The American Trucking Associations on Wednesday, June 4, applauded the U.S. Commodity Futures Trading Commission for outlining steps that will increase the transparency of the energy futures market and help to ensure that petroleum prices once again are driven by supply and demand. ATA expressed its endorsement to CFTC through a letter from Bill Graves, ATA president and chief executive officer.
CFTC said it will improve oversight of the energy futures market by expanding the amount and quality of information received from energy traders. Steps include expanding international surveillance information for crude oil trading; increasing the transparency of trading in U.S. energy markets; and continuing CFTC’s ongoing nationwide crude oil investigation.
ATA says it repeatedly has asked the federal government to address the increased speculation in the petroleum futures markets. ATA believes that balancing the need for an efficient petroleum market with the desire to limit petroleum speculation could help burst the bubble that has formed in the petroleum markets.

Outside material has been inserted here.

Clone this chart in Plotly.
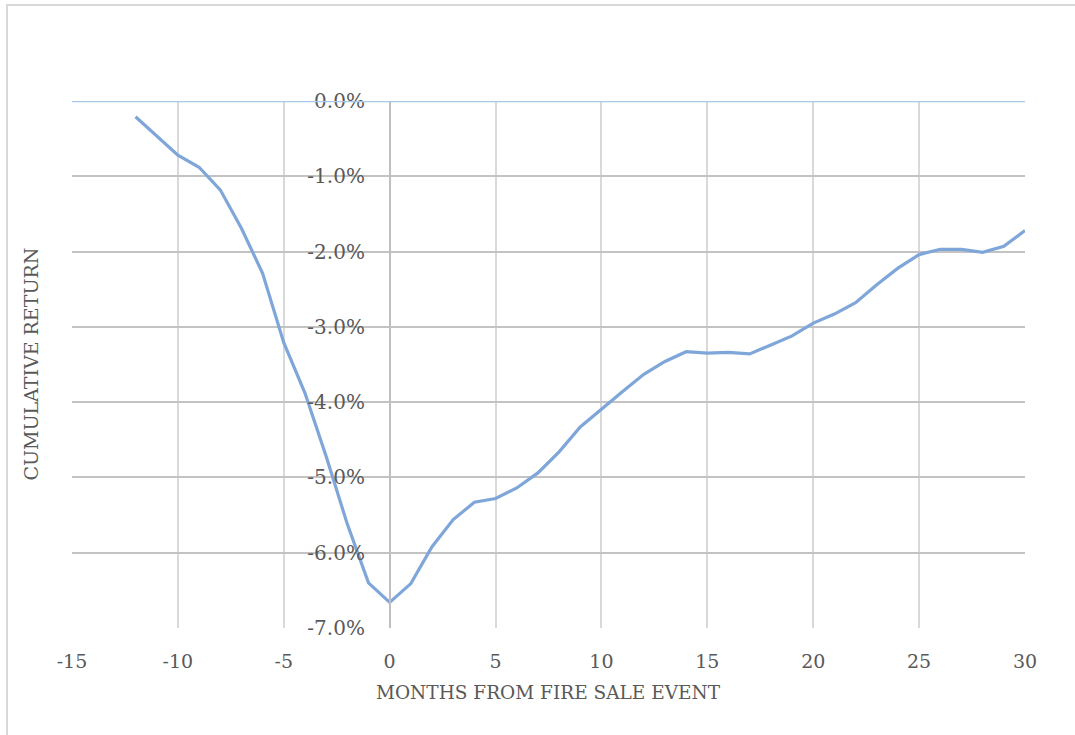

The dramatic increase in the price of diesel, which has coincided with a downturn in the economy and a softening demand for freight transportation, is hurting trucking companies nationwide. The trucking industry is experiencing the highest prolonged fuel prices in history; today, it can cost more than $1,300 to fuel a tractor-trailer. Because trucks haul nearly all consumer goods, rising fuel costs have the potential to increase the cost of everything transported by truck, including food, retail and manufactured goods.